McCarthy, C. (2022). The Passenger. Alfred A. Knopf.
Selected concepts and passages
- “What you write down becomes fixed. It takes on the constraints of any tangible entity. It collapses into a reality estranged from the realm of its creation. It’s a marker. A roadsign. You have stopped to get your bearings, but at a price. You’ll never know where it might have gone if you’d left it alone to go there” (297).
- “The idea is always struggling against its own realization. Ideas come with an innate skepticism, they don’t just go barreling ahead. And these doubts have their origin in the same world as the idea itself. And that’s not something you really have access to. So the reservations that you yourself in your world of struggle bring to the table may actually be alien to the path of these emerging structures. Their own intrinsic doubts that are steering-mechanisms while yours are more like brakes” (297).
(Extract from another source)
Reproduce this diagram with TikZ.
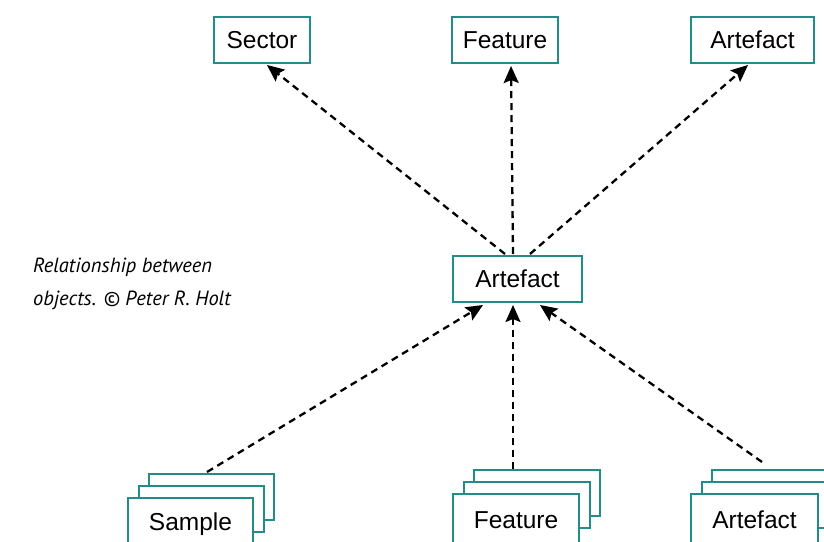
\documentclass[tikz,border=0pt]{standalone}
\usepackage{fontspec}
\setmainfont{Liberation Sans}
\newfontfamily\captionfont{PT Sans}
\usetikzlibrary{arrows.meta}
\definecolor{boxteal}{RGB}{34,140,136}
\tikzset{
  objbox/.style={draw=boxteal, line width=2pt, fill=white, minimum height=46pt,
    inner sep=0pt, font=\fontsize{24.5}{28}\selectfont},
  link/.style={dashed, dash pattern=on 7pt off 5pt, line width=2.3pt,
    -{Stealth[length=17pt,width=15pt,inset=3pt]}}
}
\begin{document}
\begin{tikzpicture}[x=1pt, y=-1pt]
\useasboundingbox (0,0) rectangle (824,541);

% upper row
\node[objbox, minimum width=96pt]  (sector) at (262,40)   {Sector};
\node[objbox, minimum width=106pt] (featA)  at (505,40)   {Feature};
\node[objbox, minimum width=123pt] (artA)   at (752.5,40) {Artefact};

% central object
\node[objbox, minimum width=129pt] (mid) at (517.5,279) {Artefact};

% lower row: stacks of three boxes (front box runs past the lower edge)
\foreach \nm/\lx/\ty/\w/\lbl in {sample/127/497/125/Sample, featB/452/493/126/Feature, artB/690/493/127/Artefact}{
  \node[objbox, minimum width=\w pt, anchor=north west] (\nm3) at (\lx+21,\ty-24) {};
  \node[objbox, minimum width=\w pt, anchor=north west] (\nm2) at (\lx+10.5,\ty-12) {};
  \node[objbox, minimum width=\w pt, minimum height=52pt, anchor=north west] (\nm1) at (\lx,\ty) {\lbl};
}

% caption
\node[anchor=base west, inner sep=0pt,
      font=\captionfont\itshape\fontsize{20.5}{24}\selectfont] (cap1) at (33,272)
  {Relationship between};
\node[anchor=base west, inner sep=0pt,
      font=\captionfont\itshape\fontsize{20.5}{24}\selectfont] (cap2) at (33,305)
  {objects. © Peter R. Holt};

% connector end points
\coordinate (m1) at (505,254);
\coordinate (m2) at (513,254);
\coordinate (m3) at (530,254);
\coordinate (t1) at (267,65);
\coordinate (t2) at (511,66);
\coordinate (t3) at (748,65);
\coordinate (b1) at (483,305);
\coordinate (b2) at (513,305);
\coordinate (b3) at (540,305);
\coordinate (s1) at (207,472);
\coordinate (s2) at (513,469);
\coordinate (s3) at (762,462);

\draw[link] (m1) -- (t1);
\draw[link] (m2) -- (t2);
\draw[link] (m3) -- (t3);
\draw[link] (s1) -- (b1);
\draw[link] (s2) -- (b2);
\draw[link] (s3) -- (b3);
\end{tikzpicture}
\end{document}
- “Once a mathematical conjecture is formalized into a theory it may have a certain luster to it but with rare exceptions you can no longer entertain the illusion that it holds some deep insight into the core of reality. It has in fact begun to look like a tool” (297).
- “All physical history eventually turns out to be a chimera. She said that even if you place your hands on the stones of ancient buildings you’ll never really believe that the world which they’ve survived had at one time the same reality as the one you’re standing in. History is belief” (328).
- “Why can you not bury him? Are his hands so red? Fathers are always forgiven. In the end they are forgiven. Had it been women who dragged the world through these horrors there would be a bounty on them” (370).